[Task brief]: Reproduce exactly the lines below, from the first through the one containing "from matplotlib.ticker import", and nothing more.

[Input material]:
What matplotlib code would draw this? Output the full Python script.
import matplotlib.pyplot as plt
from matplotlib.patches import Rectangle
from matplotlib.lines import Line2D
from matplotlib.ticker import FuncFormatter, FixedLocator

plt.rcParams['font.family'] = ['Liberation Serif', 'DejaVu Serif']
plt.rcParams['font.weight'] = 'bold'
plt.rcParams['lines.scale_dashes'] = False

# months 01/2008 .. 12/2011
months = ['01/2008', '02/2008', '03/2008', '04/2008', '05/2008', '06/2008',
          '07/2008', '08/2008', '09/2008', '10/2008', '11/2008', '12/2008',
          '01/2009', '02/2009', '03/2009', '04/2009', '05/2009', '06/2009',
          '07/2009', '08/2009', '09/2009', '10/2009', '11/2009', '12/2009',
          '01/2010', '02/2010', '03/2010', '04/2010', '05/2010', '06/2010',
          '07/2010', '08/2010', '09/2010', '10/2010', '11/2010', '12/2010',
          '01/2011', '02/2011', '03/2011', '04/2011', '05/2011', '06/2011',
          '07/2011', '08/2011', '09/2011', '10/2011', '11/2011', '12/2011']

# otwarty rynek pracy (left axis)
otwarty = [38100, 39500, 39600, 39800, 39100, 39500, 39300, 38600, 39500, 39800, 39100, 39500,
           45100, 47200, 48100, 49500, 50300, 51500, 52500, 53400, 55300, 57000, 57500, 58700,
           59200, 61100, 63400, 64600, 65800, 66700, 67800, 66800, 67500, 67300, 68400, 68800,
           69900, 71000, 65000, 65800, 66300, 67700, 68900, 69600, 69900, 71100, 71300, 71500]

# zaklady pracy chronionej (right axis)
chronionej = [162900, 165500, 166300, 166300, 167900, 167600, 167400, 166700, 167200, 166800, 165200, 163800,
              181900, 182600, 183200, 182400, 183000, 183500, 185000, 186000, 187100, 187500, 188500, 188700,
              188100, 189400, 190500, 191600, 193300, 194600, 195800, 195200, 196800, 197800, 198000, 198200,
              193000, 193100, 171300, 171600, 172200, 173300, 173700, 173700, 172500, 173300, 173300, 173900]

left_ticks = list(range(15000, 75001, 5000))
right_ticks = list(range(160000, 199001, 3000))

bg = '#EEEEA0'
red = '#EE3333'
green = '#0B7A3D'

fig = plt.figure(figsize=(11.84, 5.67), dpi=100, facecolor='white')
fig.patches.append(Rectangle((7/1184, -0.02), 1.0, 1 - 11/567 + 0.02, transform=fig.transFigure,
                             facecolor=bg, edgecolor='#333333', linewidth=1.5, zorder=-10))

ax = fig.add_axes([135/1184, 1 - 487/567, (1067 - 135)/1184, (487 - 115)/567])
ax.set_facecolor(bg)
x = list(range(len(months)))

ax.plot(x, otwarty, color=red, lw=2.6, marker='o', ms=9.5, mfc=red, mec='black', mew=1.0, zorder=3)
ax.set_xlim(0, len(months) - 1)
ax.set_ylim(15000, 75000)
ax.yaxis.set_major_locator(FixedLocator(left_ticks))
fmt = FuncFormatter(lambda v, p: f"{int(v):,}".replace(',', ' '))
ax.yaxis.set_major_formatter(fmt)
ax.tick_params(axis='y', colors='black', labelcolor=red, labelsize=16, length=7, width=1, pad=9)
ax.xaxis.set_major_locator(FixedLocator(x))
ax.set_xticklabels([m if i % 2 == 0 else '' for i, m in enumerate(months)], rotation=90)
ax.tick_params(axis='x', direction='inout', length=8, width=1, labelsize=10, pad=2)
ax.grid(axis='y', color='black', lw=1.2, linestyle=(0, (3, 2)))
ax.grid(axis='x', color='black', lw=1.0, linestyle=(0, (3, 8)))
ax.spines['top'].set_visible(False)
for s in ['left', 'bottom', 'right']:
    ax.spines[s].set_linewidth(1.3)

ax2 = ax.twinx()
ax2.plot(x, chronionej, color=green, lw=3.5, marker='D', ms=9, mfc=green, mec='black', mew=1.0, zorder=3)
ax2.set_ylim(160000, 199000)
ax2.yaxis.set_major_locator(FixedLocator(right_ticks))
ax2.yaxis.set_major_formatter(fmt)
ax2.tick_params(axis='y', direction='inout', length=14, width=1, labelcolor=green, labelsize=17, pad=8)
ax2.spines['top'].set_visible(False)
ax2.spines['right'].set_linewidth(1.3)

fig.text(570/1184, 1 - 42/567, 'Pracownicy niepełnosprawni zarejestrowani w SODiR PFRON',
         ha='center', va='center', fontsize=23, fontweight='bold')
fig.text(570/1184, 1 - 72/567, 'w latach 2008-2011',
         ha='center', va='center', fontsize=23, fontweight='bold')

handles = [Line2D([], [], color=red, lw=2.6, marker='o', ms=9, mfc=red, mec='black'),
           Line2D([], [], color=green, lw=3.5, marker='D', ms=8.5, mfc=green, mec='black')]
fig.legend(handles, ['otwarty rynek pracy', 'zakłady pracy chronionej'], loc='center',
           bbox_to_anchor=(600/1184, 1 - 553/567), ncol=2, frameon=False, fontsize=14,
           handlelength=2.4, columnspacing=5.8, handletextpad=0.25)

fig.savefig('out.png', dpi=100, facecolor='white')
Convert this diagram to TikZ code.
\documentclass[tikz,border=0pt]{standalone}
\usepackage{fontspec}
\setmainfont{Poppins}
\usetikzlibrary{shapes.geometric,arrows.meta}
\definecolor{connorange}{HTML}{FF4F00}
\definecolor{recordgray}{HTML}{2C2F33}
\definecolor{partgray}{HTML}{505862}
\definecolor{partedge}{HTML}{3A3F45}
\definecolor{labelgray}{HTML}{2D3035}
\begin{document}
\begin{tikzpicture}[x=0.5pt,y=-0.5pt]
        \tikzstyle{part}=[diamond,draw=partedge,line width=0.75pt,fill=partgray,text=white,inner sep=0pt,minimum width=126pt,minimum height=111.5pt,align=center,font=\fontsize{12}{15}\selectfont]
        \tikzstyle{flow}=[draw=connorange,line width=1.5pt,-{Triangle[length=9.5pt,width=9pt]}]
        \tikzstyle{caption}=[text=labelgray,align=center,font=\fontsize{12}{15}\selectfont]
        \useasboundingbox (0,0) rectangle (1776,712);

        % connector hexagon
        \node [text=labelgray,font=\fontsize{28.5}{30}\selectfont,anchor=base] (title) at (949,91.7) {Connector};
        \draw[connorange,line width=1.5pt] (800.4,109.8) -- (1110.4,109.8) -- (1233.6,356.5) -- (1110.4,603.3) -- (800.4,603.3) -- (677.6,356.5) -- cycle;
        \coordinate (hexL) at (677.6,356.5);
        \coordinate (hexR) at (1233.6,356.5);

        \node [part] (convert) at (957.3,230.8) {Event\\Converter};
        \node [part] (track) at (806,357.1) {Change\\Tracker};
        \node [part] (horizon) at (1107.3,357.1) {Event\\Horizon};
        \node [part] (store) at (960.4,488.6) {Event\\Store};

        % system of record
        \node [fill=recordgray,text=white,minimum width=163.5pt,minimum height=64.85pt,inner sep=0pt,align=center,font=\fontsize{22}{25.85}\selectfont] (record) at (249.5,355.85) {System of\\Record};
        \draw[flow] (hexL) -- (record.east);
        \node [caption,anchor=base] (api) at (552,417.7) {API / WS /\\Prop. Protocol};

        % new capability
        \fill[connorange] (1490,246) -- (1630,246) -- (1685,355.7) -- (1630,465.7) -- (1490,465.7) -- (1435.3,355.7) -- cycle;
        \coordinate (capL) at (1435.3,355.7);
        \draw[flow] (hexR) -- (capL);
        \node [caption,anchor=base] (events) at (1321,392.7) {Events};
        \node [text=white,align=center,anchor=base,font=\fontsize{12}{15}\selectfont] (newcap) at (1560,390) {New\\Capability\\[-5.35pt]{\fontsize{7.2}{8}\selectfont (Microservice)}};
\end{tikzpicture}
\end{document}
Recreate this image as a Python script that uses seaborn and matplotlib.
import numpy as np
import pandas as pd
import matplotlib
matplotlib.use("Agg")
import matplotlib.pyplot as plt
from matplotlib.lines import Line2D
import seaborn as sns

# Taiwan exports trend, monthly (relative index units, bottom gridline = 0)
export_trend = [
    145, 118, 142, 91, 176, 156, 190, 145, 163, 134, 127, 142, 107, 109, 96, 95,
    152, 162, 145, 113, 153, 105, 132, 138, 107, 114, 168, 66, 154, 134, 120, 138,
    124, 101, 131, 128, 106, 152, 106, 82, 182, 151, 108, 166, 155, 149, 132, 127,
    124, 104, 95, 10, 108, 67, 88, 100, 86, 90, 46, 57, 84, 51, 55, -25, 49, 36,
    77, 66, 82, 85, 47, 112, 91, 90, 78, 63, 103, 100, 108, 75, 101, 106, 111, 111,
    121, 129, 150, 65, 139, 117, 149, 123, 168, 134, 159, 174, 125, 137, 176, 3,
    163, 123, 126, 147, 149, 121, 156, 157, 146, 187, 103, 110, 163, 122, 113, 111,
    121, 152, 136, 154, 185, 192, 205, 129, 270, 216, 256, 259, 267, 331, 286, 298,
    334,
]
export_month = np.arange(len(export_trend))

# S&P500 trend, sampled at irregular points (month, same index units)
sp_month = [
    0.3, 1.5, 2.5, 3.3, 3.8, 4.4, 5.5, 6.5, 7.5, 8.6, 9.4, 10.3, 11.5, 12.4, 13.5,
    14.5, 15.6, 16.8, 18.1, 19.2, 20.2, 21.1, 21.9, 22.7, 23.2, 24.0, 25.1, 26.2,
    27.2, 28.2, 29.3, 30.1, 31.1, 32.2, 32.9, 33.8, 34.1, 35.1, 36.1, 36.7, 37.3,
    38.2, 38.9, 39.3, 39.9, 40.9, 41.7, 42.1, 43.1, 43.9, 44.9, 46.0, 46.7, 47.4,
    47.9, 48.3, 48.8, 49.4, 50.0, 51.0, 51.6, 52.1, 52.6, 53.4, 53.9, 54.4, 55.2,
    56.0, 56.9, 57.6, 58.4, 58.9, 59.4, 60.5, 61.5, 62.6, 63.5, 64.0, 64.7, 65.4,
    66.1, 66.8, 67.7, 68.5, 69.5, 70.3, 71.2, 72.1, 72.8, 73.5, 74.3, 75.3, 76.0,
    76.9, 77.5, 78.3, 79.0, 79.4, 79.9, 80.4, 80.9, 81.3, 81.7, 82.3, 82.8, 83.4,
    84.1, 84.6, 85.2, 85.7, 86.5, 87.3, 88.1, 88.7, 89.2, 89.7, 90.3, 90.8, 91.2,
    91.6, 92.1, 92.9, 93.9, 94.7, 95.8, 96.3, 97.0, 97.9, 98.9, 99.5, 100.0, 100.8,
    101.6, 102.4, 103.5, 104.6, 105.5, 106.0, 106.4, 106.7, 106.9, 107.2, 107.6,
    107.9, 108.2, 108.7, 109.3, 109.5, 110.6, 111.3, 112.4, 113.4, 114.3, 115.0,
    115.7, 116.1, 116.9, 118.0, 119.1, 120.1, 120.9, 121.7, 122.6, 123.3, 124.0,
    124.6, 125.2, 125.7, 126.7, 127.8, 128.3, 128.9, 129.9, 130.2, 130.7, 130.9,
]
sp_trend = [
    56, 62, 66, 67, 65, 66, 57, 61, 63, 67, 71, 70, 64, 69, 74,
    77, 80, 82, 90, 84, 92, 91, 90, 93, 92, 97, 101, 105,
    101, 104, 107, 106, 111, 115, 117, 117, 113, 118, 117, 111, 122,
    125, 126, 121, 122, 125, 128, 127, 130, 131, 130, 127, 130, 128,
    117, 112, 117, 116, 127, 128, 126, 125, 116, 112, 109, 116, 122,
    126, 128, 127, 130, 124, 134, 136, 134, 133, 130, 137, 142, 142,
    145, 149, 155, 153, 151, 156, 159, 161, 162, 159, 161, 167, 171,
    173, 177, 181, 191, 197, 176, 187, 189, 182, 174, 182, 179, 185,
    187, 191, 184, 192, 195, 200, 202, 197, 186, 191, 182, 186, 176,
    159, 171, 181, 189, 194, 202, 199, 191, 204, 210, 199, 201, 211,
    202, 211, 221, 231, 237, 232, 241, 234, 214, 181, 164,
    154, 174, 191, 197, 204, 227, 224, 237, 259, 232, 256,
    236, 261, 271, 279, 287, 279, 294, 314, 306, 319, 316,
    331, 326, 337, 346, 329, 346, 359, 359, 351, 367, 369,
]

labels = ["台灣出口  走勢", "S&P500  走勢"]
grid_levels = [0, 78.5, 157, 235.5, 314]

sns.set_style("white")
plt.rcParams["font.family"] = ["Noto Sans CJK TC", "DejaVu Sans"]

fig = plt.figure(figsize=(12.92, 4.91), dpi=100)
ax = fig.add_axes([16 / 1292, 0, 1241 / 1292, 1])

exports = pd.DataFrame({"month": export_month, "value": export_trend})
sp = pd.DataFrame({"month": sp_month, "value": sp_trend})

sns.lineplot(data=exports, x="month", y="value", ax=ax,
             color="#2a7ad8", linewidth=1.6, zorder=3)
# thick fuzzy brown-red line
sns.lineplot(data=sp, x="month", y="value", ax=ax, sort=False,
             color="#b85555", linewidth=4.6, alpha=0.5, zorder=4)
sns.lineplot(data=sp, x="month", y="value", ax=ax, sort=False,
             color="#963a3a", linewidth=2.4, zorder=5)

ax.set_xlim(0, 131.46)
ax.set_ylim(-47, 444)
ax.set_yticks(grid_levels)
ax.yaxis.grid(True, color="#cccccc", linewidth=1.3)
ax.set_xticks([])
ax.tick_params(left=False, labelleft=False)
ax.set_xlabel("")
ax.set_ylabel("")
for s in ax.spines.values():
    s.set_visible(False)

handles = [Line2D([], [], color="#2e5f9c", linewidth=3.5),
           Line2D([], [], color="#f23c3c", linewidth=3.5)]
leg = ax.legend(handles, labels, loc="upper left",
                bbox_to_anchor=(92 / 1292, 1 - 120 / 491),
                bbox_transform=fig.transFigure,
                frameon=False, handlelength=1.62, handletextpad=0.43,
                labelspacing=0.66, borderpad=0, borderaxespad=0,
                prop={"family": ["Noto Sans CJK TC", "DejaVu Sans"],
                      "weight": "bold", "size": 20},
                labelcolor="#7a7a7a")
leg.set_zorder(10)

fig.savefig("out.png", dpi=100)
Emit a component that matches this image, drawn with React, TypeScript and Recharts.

[Exercise output]:
What matplotlib code would draw this? Output the full Python script.
import matplotlib.pyplot as plt
from matplotlib.patches import Rectangle
from matplotlib.lines import Line2D
from matplotlib.ticker import FuncFormatter, FixedLocator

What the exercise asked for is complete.